- Written task: Copy the records that follow exactly as written, but not their pictures.

○ ○ ○ ○ ○ ○ ○

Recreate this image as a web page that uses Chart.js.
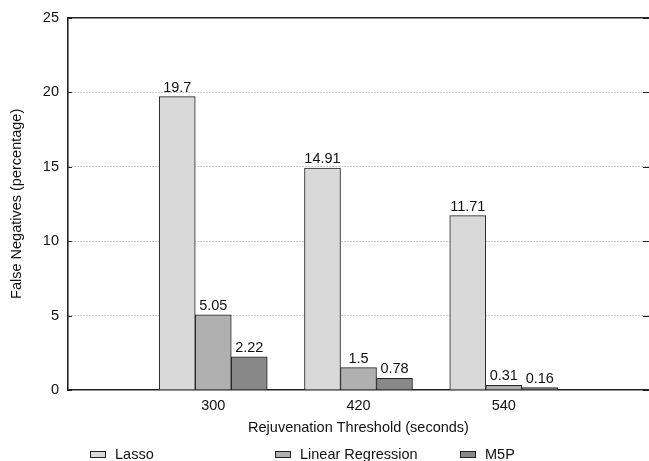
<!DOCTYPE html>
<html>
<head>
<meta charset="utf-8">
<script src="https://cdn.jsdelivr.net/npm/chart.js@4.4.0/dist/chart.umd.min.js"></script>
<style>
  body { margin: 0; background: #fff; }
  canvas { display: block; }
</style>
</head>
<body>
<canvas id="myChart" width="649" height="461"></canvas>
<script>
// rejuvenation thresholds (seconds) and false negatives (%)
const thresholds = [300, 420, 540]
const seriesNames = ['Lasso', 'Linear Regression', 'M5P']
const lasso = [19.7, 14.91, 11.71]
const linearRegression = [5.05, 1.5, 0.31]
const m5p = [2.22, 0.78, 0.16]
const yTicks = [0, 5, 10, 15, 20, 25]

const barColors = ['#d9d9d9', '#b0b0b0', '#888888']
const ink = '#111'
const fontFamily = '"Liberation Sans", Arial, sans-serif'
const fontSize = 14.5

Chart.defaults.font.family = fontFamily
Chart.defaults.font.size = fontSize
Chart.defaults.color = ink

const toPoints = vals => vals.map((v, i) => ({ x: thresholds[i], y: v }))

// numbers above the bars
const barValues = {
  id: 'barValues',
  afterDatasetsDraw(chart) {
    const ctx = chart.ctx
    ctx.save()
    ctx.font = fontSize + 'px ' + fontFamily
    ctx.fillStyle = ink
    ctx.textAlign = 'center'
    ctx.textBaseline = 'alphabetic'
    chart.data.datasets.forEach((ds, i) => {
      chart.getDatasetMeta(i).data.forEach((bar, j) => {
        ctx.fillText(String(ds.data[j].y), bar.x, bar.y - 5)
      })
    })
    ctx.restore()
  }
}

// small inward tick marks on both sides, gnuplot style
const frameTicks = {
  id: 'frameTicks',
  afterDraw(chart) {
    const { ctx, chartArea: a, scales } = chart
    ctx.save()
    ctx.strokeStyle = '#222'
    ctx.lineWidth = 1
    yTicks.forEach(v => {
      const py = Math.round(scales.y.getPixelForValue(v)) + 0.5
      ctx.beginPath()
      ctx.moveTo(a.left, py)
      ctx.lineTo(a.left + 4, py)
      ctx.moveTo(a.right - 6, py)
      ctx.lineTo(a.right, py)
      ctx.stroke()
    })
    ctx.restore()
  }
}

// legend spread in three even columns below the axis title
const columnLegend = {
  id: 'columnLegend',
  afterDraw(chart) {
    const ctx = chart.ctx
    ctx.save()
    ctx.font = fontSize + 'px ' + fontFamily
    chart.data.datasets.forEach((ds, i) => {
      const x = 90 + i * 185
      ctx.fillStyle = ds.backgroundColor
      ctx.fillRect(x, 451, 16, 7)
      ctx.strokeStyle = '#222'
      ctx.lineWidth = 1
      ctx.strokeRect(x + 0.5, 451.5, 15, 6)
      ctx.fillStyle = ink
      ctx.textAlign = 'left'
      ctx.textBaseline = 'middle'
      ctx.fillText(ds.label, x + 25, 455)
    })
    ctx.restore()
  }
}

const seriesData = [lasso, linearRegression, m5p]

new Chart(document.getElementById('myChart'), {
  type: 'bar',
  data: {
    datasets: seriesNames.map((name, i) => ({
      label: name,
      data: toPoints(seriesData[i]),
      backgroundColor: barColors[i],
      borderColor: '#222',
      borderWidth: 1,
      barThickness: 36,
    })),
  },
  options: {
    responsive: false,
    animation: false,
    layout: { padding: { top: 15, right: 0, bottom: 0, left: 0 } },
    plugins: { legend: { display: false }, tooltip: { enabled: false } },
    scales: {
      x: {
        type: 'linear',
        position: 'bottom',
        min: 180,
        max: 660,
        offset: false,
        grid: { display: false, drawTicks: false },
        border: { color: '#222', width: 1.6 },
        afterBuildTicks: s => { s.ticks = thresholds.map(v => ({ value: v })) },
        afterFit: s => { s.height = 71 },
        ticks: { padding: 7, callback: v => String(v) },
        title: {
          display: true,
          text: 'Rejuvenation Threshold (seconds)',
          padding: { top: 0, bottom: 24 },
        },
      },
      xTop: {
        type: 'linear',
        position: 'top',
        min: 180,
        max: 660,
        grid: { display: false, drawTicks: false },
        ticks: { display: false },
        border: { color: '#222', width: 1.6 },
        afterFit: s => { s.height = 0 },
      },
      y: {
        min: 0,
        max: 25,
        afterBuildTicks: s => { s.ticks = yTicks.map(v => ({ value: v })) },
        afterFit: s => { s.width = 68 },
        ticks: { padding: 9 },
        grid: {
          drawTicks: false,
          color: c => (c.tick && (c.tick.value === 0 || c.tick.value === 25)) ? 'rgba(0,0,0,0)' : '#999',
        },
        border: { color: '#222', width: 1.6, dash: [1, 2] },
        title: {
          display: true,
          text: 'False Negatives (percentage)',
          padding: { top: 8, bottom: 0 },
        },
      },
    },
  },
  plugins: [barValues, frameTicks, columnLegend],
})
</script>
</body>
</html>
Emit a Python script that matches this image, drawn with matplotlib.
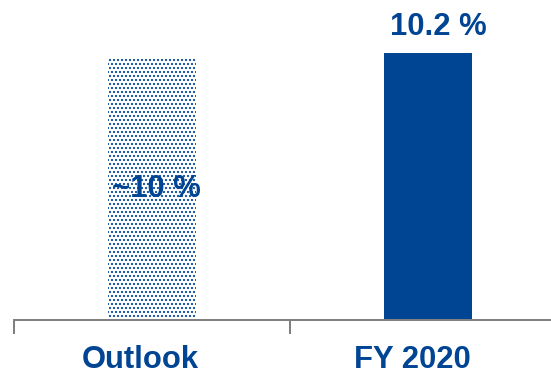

○ ○ ○ ○ ○ ○ ○

- Answer to this exercise:
Recreate this image as a web page that uses Chart.js.
<!DOCTYPE html>
<html>
<head>
<meta charset="utf-8">
<script src="https://cdn.jsdelivr.net/npm/chart.js@4.4.0/dist/chart.umd.min.js"></script>
<style>
  body { margin: 0; background: #fff; }
  canvas { display: block; }
</style>
</head>
<body>
<canvas id="myChart" width="649" height="461"></canvas>
<script>
// rejuvenation thresholds (seconds) and false negatives (%)
const thresholds = [300, 420, 540]
const seriesNames = ['Lasso', 'Linear Regression', 'M5P']
const lasso = [19.7, 14.91, 11.71]
const linearRegression = [5.05, 1.5, 0.31]
const m5p = [2.22, 0.78, 0.16]
const yTicks = [0, 5, 10, 15, 20, 25]

const barColors = ['#d9d9d9', '#b0b0b0', '#888888']
const ink = '#111'
const fontFamily = '"Liberation Sans", Arial, sans-serif'
const fontSize = 14.5

Chart.defaults.font.family = fontFamily
Chart.defaults.font.size = fontSize
Chart.defaults.color = ink

const toPoints = vals => vals.map((v, i) => ({ x: thresholds[i], y: v }))

// numbers above the bars
const barValues = {
  id: 'barValues',
  afterDatasetsDraw(chart) {
    const ctx = chart.ctx
    ctx.save()
    ctx.font = fontSize + 'px ' + fontFamily
    ctx.fillStyle = ink
    ctx.textAlign = 'center'
    ctx.textBaseline = 'alphabetic'
    chart.data.datasets.forEach((ds, i) => {
      chart.getDatasetMeta(i).data.forEach((bar, j) => {
        ctx.fillText(String(ds.data[j].y), bar.x, bar.y - 5)
      })
    })
    ctx.restore()
  }
}

// small inward tick marks on both sides, gnuplot style
const frameTicks = {
  id: 'frameTicks',
  afterDraw(chart) {
    const { ctx, chartArea: a, scales } = chart
    ctx.save()
    ctx.strokeStyle = '#222'
    ctx.lineWidth = 1
    yTicks.forEach(v => {
      const py = Math.round(scales.y.getPixelForValue(v)) + 0.5
      ctx.beginPath()
      ctx.moveTo(a.left, py)
      ctx.lineTo(a.left + 4, py)
      ctx.moveTo(a.right - 6, py)
      ctx.lineTo(a.right, py)
      ctx.stroke()
    })
    ctx.restore()
  }
}

// legend spread in three even columns below the axis title
const columnLegend = {
  id: 'columnLegend',
  afterDraw(chart) {
    const ctx = chart.ctx
    ctx.save()
    ctx.font = fontSize + 'px ' + fontFamily
    chart.data.datasets.forEach((ds, i) => {
      const x = 90 + i * 185
      ctx.fillStyle = ds.backgroundColor
      ctx.fillRect(x, 451, 16, 7)
      ctx.strokeStyle = '#222'
      ctx.lineWidth = 1
      ctx.strokeRect(x + 0.5, 451.5, 15, 6)
      ctx.fillStyle = ink
      ctx.textAlign = 'left'
      ctx.textBaseline = 'middle'
      ctx.fillText(ds.label, x + 25, 455)
    })
    ctx.restore()
  }
}

const seriesData = [lasso, linearRegression, m5p]

new Chart(document.getElementById('myChart'), {
  type: 'bar',
  data: {
    datasets: seriesNames.map((name, i) => ({
      label: name,
      data: toPoints(seriesData[i]),
      backgroundColor: barColors[i],
      borderColor: '#222',
      borderWidth: 1,
      barThickness: 36,
    })),
  },
  options: {
    responsive: false,
    animation: false,
    layout: { padding: { top: 15, right: 0, bottom: 0, left: 0 } },
    plugins: { legend: { display: false }, tooltip: { enabled: false } },
    scales: {
      x: {
        type: 'linear',
        position: 'bottom',
        min: 180,
        max: 660,
        offset: false,
        grid: { display: false, drawTicks: false },
        border: { color: '#222', width: 1.6 },
        afterBuildTicks: s => { s.ticks = thresholds.map(v => ({ value: v })) },
        afterFit: s => { s.height = 71 },
        ticks: { padding: 7, callback: v => String(v) },
        title: {
          display: true,
          text: 'Rejuvenation Threshold (seconds)',
          padding: { top: 0, bottom: 24 },
        },
      },
      xTop: {
        type: 'linear',
        position: 'top',
        min: 180,
        max: 660,
        grid: { display: false, drawTicks: false },
        ticks: { display: false },
        border: { color: '#222', width: 1.6 },
        afterFit: s => { s.height = 0 },
      },
      y: {
        min: 0,
        max: 25,
        afterBuildTicks: s => { s.ticks = yTicks.map(v => ({ value: v })) },
        afterFit: s => { s.width = 68 },
        ticks: { padding: 9 },
        grid: {
          drawTicks: false,
          color: c => (c.tick && (c.tick.value === 0 || c.tick.value === 25)) ? 'rgba(0,0,0,0)' : '#999',
        },
        border: { color: '#222', width: 1.6, dash: [1, 2] },
        title: {
          display: true,
          text: 'False Negatives (percentage)',
          padding: { top: 8, bottom: 0 },
        },
      },
    },
  },
  plugins: [barValues, frameTicks, columnLegend],
})
</script>
</body>
</html>
Emit a Python script that matches this image, drawn with matplotlib.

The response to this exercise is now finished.